On 20 Apr 2015, at 19:10, Dennis Kuhn <d.kuhn@heinlein-support.de> wrote:
we have some replication issues. From time to time a doveadm-server process takes 100% cpu in the state recv_mailbox_tree_deletes on the replica. The process runs forever until it is manually killed. Strace on this process doesn't show anything. Sometimes we have several doveadm-server processes in this state, all for the same account, all with 100% CPU Load.
Some bug, but there would need to be a way to reproduce it or otherwise it's pretty much impossible to find what the bug is and get it fixed.
My workaround is to delete the user directory on the replica so that the whole account is replicated again. This solves the problem for this specific account.
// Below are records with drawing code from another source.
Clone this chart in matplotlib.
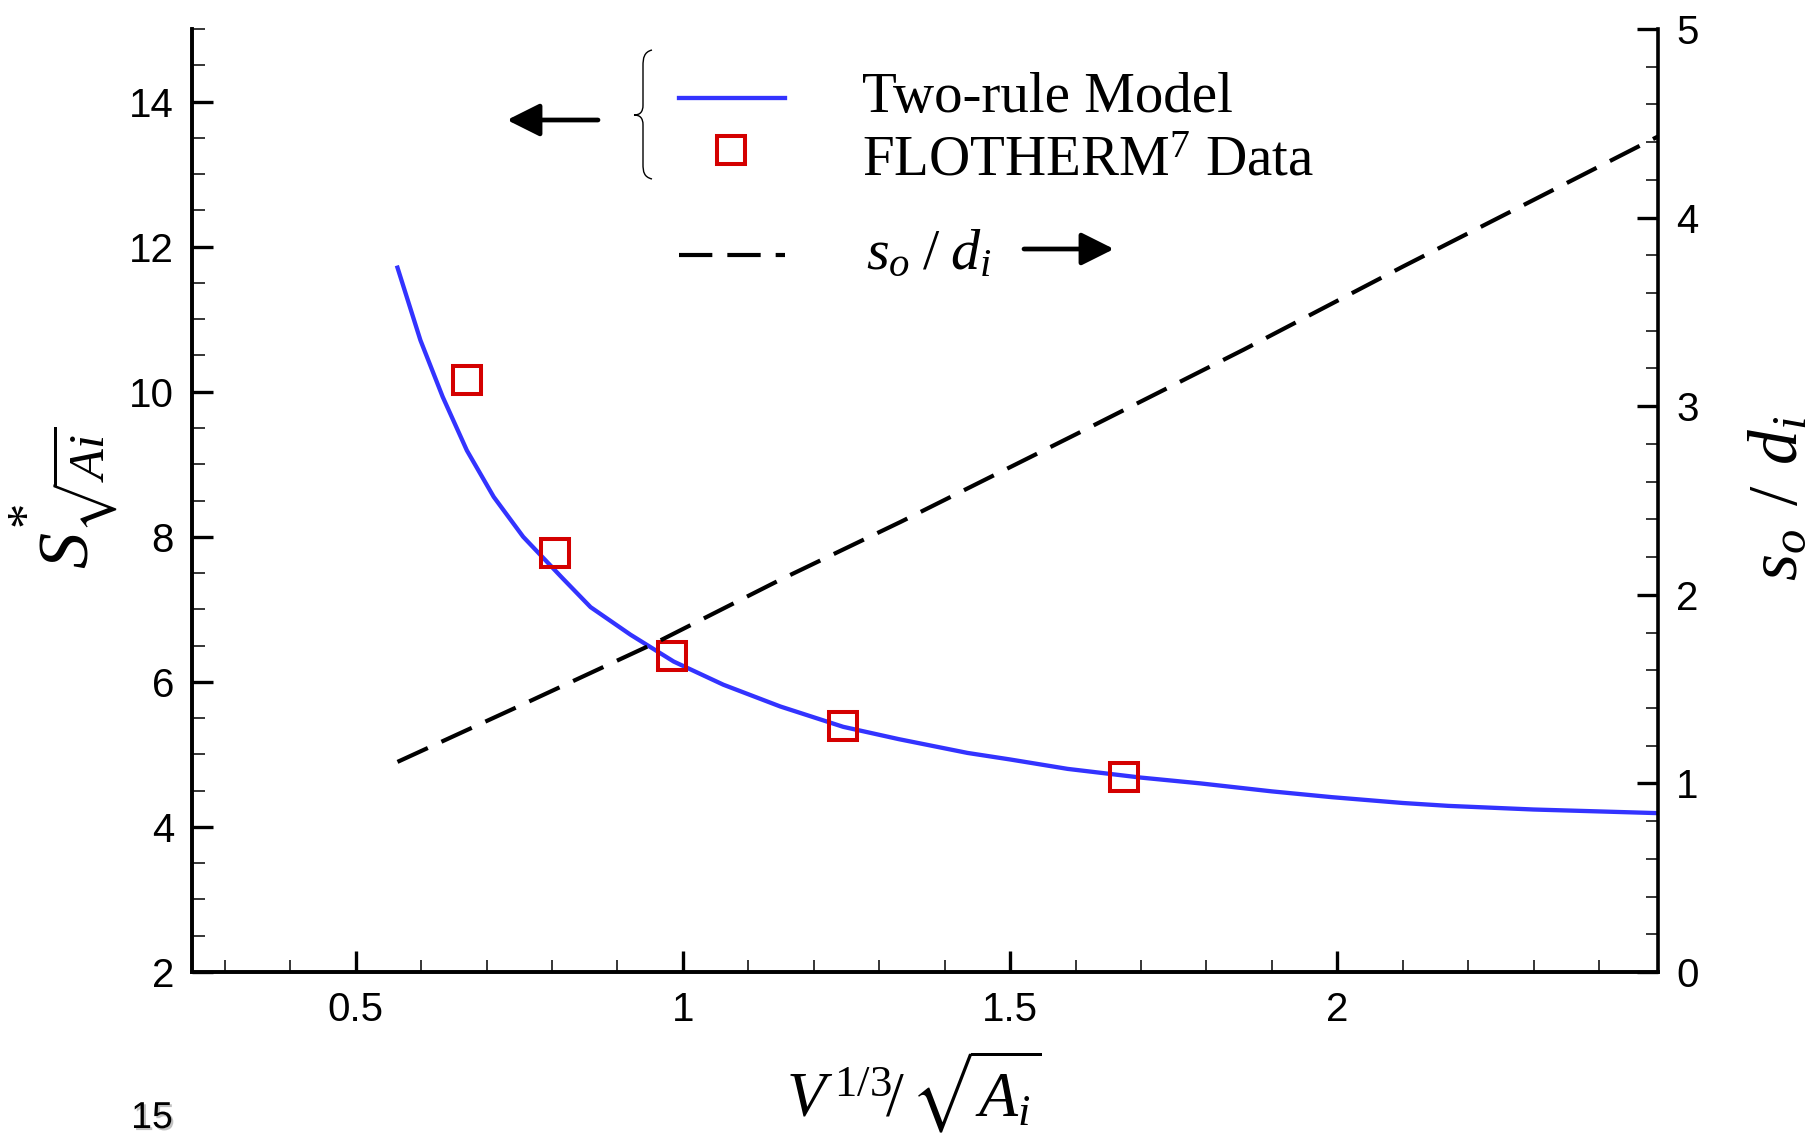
import numpy as np
import matplotlib
matplotlib.use("Agg")
import matplotlib.pyplot as plt
from matplotlib.lines import Line2D
from matplotlib.path import Path
from matplotlib.patches import PathPatch
import matplotlib.patheffects as pe
from matplotlib.ticker import MultipleLocator, FixedLocator

plt.rcParams['mathtext.fontset'] = 'custom'
plt.rcParams['mathtext.rm'] = 'Liberation Serif'
plt.rcParams['mathtext.it'] = 'Liberation Serif:italic'
plt.rcParams['mathtext.bf'] = 'Liberation Serif:bold'
plt.rcParams['mathtext.fallback'] = 'stix'
plt.rcParams['font.family'] = ['Liberation Sans', 'DejaVu Sans']

# ---- data ----
model_x = [0.564, 0.599, 0.633, 0.670, 0.711, 0.756, 0.816, 0.859, 0.920, 0.986,
           1.062, 1.149, 1.245, 1.33, 1.435, 1.50, 1.588, 1.70, 1.791, 1.90, 1.992,
           2.10, 2.17, 2.30, 2.49]
model_y = [11.71, 10.71, 9.93, 9.19, 8.55, 8.00, 7.43, 7.03, 6.65, 6.28,
           5.96, 5.66, 5.38, 5.21, 5.02, 4.93, 4.80, 4.68, 4.60, 4.49, 4.41,
           4.33, 4.29, 4.24, 4.19]
data_x = [0.670, 0.805, 0.984, 1.245, 1.674]
data_y = [10.16, 7.78, 6.36, 5.39, 4.69]
ratio_x = [0.564, 0.75, 0.961, 1.149, 1.333, 1.60, 1.857, 2.10, 2.49]
ratio_y = [1.114, 1.41, 1.75, 2.08, 2.387, 2.85, 3.30, 3.74, 4.43]
x_ticks = [0.5, 1, 1.5, 2]
x_ticklabels = ['0.5', '1', '1.5', '2']
yl_ticks = [2, 4, 6, 8, 10, 12, 14]
yr_ticks = [0, 1, 2, 3, 4, 5]

W, H = 1815, 1137
fig = plt.figure(figsize=(W / 100, H / 100), dpi=100)
L, R, B, T = 192 / W, 1658 / W, 1 - 972 / H, 1 - 29 / H
ax = fig.add_axes([L, B, R - L, T - B])
ax2 = ax.twinx()

blue = '#3333ff'
red = '#d40000'
dash_pat = (8.0, 3.6)

ax.plot(model_x, model_y, color=blue, lw=3.1, zorder=3)
ax.plot(data_x, data_y, ls='none', marker='s', ms=19.5, mfc='none', mec=red, mew=2.9, zorder=4)
ax2.plot(ratio_x, ratio_y, color='black', lw=3.0, dashes=dash_pat, zorder=3)

ax.set_xlim(0.25, 2.49)
ax.set_ylim(2, 15)
ax2.set_ylim(0, 5)

ax.xaxis.set_major_locator(FixedLocator(x_ticks))
ax.set_xticklabels(x_ticklabels)
ax.xaxis.set_minor_locator(MultipleLocator(0.1))
ax.yaxis.set_major_locator(FixedLocator(yl_ticks))
ax.yaxis.set_minor_locator(MultipleLocator(0.5))
ax2.yaxis.set_major_locator(FixedLocator(yr_ticks))
ax2.yaxis.set_minor_locator(MultipleLocator(0.2))

for a in (ax, ax2):
    a.spines['top'].set_visible(False)
    for s in a.spines.values():
        s.set_linewidth(2.6)
ax.spines['right'].set_visible(False)

ax.tick_params(axis='both', which='major', direction='in', length=15, width=2.4,
               labelsize=29, top=False, right=False)
ax.tick_params(axis='both', which='minor', direction='in', length=9, width=1.1,
               top=False, right=False)
ax.tick_params(axis='x', which='major', pad=14)
ax.tick_params(axis='y', which='major', pad=13)
ax2.tick_params(axis='y', which='major', direction='in', length=15, width=2.4,
                labelsize=29, pad=13)
ax2.tick_params(axis='y', which='minor', direction='in', length=9, width=1.1)

# axis labels
fig.text(64 / W, 1 - 498 / H, r'$S^{*}_{\sqrt{Ai}}$', rotation=90, fontsize=52,
         ha='center', va='center')
fig.text(914 / W, 1 - 1092 / H, r'$V^{\,\mathit{1/3}}\!/\,\sqrt{A_i}$', fontsize=46,
         ha='center', va='center')
fig.text(1778 / W, 1 - 498 / H, r'$s_o\;\,/\;\,d_i$', rotation=90, fontsize=50,
         ha='center', va='center')

# legend (manually drawn)
def fx(px):
    return px / W

def fy(py):
    return 1 - py / H

fig.add_artist(Line2D([fx(679), fx(785)], [fy(98), fy(98)], color=blue, lw=3.1,
                      transform=fig.transFigure))
fig.add_artist(Line2D([fx(731)], [fy(150)], ls='none', marker='s', ms=19.5, mfc='none',
                      mec=red, mew=2.9, transform=fig.transFigure))
fig.add_artist(Line2D([fx(679), fx(785)], [fy(255), fy(255)], color='black', lw=3.0,
                      dashes=dash_pat, transform=fig.transFigure))
fig.text(fx(862), fy(98), 'Two-rule Model', family='Liberation Serif', fontsize=41,
         ha='left', va='center')
fig.text(fx(862), fy(162), r'FLOTHERM$^{7}$ Data', family='Liberation Serif', fontsize=41,
         ha='left', va='center')
fig.text(fx(866), fy(254), r'$s_o\;/\;d_i$', fontsize=42, ha='left', va='center')

# arrows
arrow_kw = dict(arrowstyle='-|>,head_length=1.0,head_width=0.5', color='black',
                lw=3.4, mutation_scale=20, shrinkA=0, shrinkB=0)
ax.annotate('', xy=(fx(507), fy(120)), xytext=(fx(598), fy(120)),
            xycoords='figure fraction', textcoords='figure fraction', arrowprops=arrow_kw)
ax.annotate('', xy=(fx(1114), fy(249)), xytext=(fx(1024), fy(249)),
            xycoords='figure fraction', textcoords='figure fraction', arrowprops=arrow_kw)

# brace
verts = [(652, 50), (644, 52), (643, 58), (643, 66),
         (643, 105),
         (643, 112), (640, 115), (634, 115),
         (640, 115), (643, 118), (643, 125),
         (643, 164),
         (643, 172), (644, 177), (652, 179)]
codes = [Path.MOVETO, Path.CURVE4, Path.CURVE4, Path.CURVE4,
         Path.LINETO,
         Path.CURVE4, Path.CURVE4, Path.CURVE4,
         Path.CURVE4, Path.CURVE4, Path.CURVE4,
         Path.LINETO,
         Path.CURVE4, Path.CURVE4, Path.CURVE4]
brace = Path([(fx(x), fy(y)) for x, y in verts], codes)
fig.add_artist(PathPatch(brace, fc='none', ec='black', lw=1.0, transform=fig.transFigure))

# page number
fig.text(fx(152), fy(1118), '15', fontsize=27, ha='center', va='center',
         path_effects=[pe.withSimplePatchShadow(offset=(1.5, -1.5), shadow_rgbFace='#999999', alpha=0.6)])

fig.savefig('out.png', dpi=100)
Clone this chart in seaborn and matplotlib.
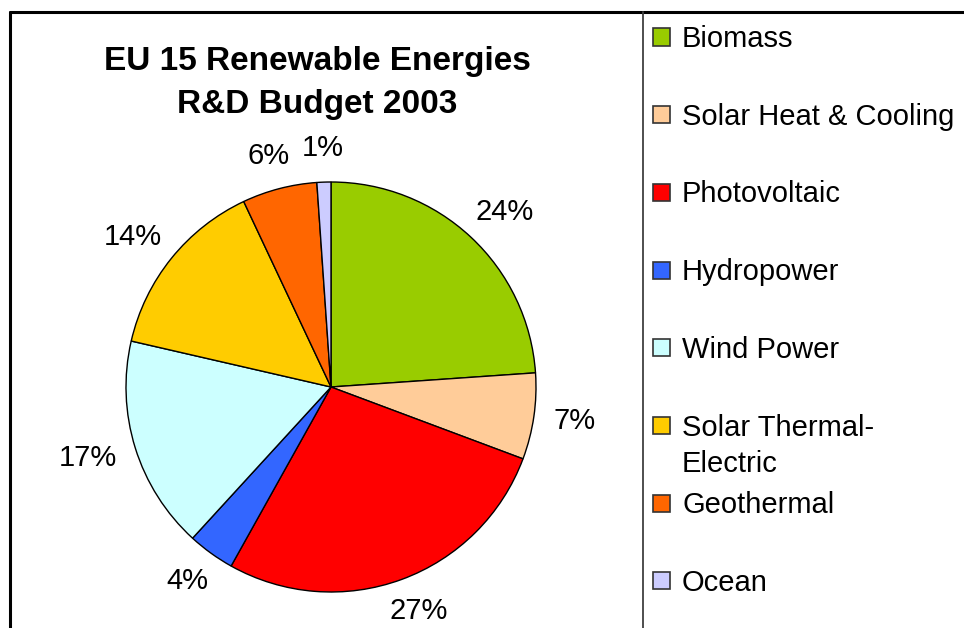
import matplotlib
matplotlib.use("Agg")
import numpy as np
import matplotlib.pyplot as plt
import seaborn as sns
from matplotlib.patches import Rectangle
from matplotlib.lines import Line2D

sns.set_theme(style="white")
plt.rcParams['font.family'] = ['Liberation Sans', 'DejaVu Sans']
plt.rcParams['text.color'] = 'black'

categories = ["Biomass", "Solar Heat & Cooling", "Photovoltaic", "Hydropower",
              "Wind Power", "Solar Thermal-\nElectric", "Geothermal", "Ocean"]
shares = [23.9, 6.8, 27.4, 3.7, 16.8, 14.4, 5.9, 1.1]
colors = ["#99CC00", "#FFCC99", "#FF0000", "#3366FF",
          "#CCFFFF", "#FFCC00", "#FF6600", "#CCCCFF"]
title = "EU 15 Renewable Energies\nR&D Budget 2003"

W, H = 964, 628
fig = plt.figure(figsize=(W / 100, H / 100), dpi=100)
fig.patch.set_facecolor("white")

cx, cy, r = 331, 387, 205
ax = fig.add_axes([(cx - r) / W, (H - cy - r) / H, 2 * r / W, 2 * r / H])
wedges, texts, autotexts = ax.pie(
    shares, colors=colors, startangle=90, counterclock=False,
    autopct=lambda p: f"{p:.0f}%", pctdistance=1.2,
    wedgeprops=dict(edgecolor="black", linewidth=1.0),
    textprops=dict(fontsize=21, color="black"))
ax.set_xlim(-1, 1)
ax.set_ylim(-1, 1)
ax.set_aspect("equal")
ax.axis("off")

# place labels just outside the rim (Excel "outside end" style)
fig.canvas.draw()
renderer = fig.canvas.get_renderer()
gap = 20 / r
for w, t in zip(wedges, autotexts):
    th = np.deg2rad((w.theta1 + w.theta2) / 2)
    bb = t.get_window_extent(renderer)
    hw, hh = bb.width / 2 / r, bb.height / 2 / r
    x = (1 + gap) * np.cos(th) + hw * np.cos(th)
    y = (1 + gap) * np.sin(th) + hh * np.sin(th)
    t.set_position((x, y))
    t.set_ha("center")
    t.set_va("center")
    t.set_clip_on(False)

fig.text(317 / W, 1 - 83 / H, title, ha="center", va="center",
         fontsize=24, fontweight="bold", linespacing=1.5)

# frame lines
fig.add_artist(Line2D([10 / W, 1], [1 - 12 / H, 1 - 12 / H], color="black", lw=2.2))
fig.add_artist(Line2D([10 / W, 10 / W], [0, 1 - 12 / H], color="black", lw=2.2))
fig.add_artist(Line2D([643 / W, 643 / W], [0, 1 - 12 / H], color="#404040", lw=1.3))

# legend
y0, step = 37.5, 77.7
for i, (lab, col) in enumerate(zip(categories, colors)):
    y = y0 + i * step
    fig.add_artist(Rectangle((653 / W, 1 - (y + 8) / H), 17 / W, 17 / H,
                             transform=fig.transFigure, facecolor=col,
                             edgecolor="#333333", linewidth=1.2))
    fig.text(682 / W, 1 - (y - 12.5) / H, lab, ha="left", va="top",
             fontsize=21, linespacing=1.4)

fig.savefig("out.png", dpi=100, facecolor="white")
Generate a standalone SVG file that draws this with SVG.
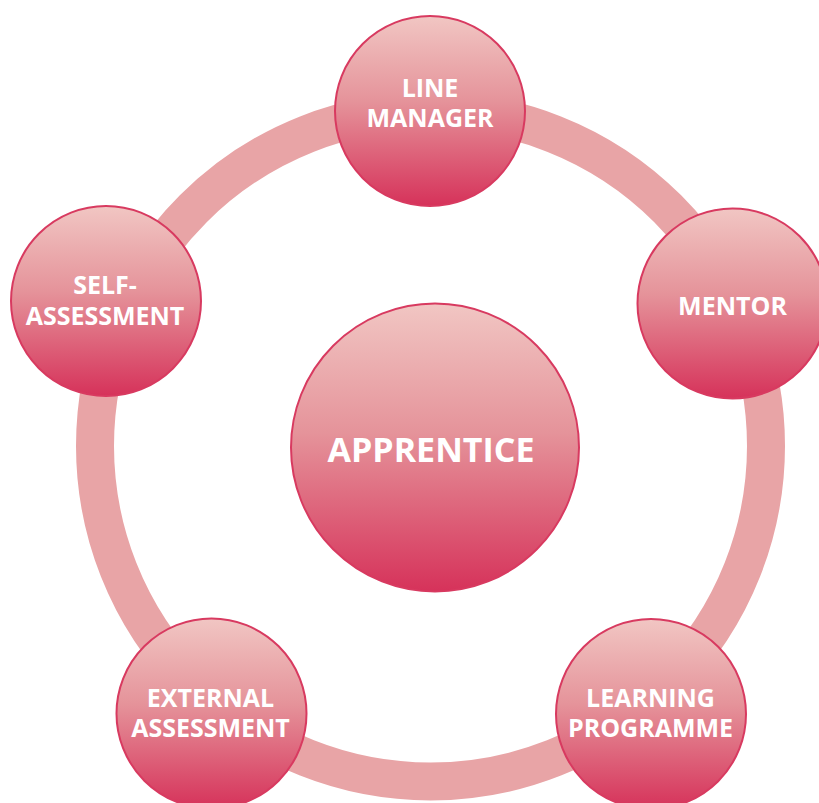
<svg xmlns="http://www.w3.org/2000/svg" width="819" height="803" viewBox="0 0 819 803">
<defs>
<linearGradient id="g" x1="0" y1="0" x2="0" y2="1">
<stop offset="0" stop-color="#f1c6c3"/>
<stop offset="0.45" stop-color="#e5939a"/>
<stop offset="1" stop-color="#d6325a"/>
</linearGradient>
<style>
.n{fill:url(#g);stroke:#d83a60;stroke-width:2}
.t{font-family:"Open Sans","DejaVu Sans",sans-serif;font-weight:bold;fill:#ffffff;text-anchor:middle;font-size:25px}
.ring{fill:none;stroke:#e8a4a6;stroke-width:38}
</style>
</defs>
<rect width="819" height="803" fill="#ffffff"/>
<g id="connectors">
<circle class="ring" cx="430.5" cy="446" r="335.5"/>
</g>
<g id="line-manager">
<circle class="n" cx="430" cy="111" r="95"/>
<text class="t" x="430" y="97">LINE</text>
<text class="t" x="430" y="127">MANAGER</text>
</g>
<g id="mentor">
<circle class="n" cx="732.5" cy="303.5" r="95"/>
<text class="t" x="732.5" y="315">MENTOR</text>
</g>
<g id="self-assessment">
<circle class="n" cx="106" cy="301" r="95"/>
<text class="t" x="105" y="294">SELF-</text>
<text class="t" x="105" y="325">ASSESSMENT</text>
</g>
<g id="apprentice">
<circle class="n" cx="435" cy="447.5" r="144"/>
<text class="t" x="431" y="462" style="font-size:34px">APPRENTICE</text>
</g>
<g id="external-assessment">
<circle class="n" cx="211.5" cy="713.5" r="95"/>
<text class="t" x="210.5" y="707">EXTERNAL</text>
<text class="t" x="210.5" y="737">ASSESSMENT</text>
</g>
<g id="learning-programme">
<circle class="n" cx="651" cy="714" r="95"/>
<text class="t" x="650.5" y="707">LEARNING</text>
<text class="t" x="650.5" y="737">PROGRAMME</text>
</g>
</svg>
So killing the doveadm-server process will cause it to hang again for the same user? That's good, since it means it can be reproduced by taking a copy of the mailboxes and trying to run "doveadm sync" manually on them locally, e.g.:
doveadm -D -o mail=mdbox:/tmp/mdbox1 sync mdbox:/tmp/mdbox2
Does that hang? If yes, we can get further with it. The -D parameter is also helpful here - v2.2.16 logs much more useful debug logging with dsync that can also help catch these kind of hangs. Even if you can't reproduce the hang the above way, having mail_debug=yes for dsync and getting the debug logs from a hanging session would be useful. (But it may also mean that a hang might start flooding your logs with debug messages and eat up all the disk space.)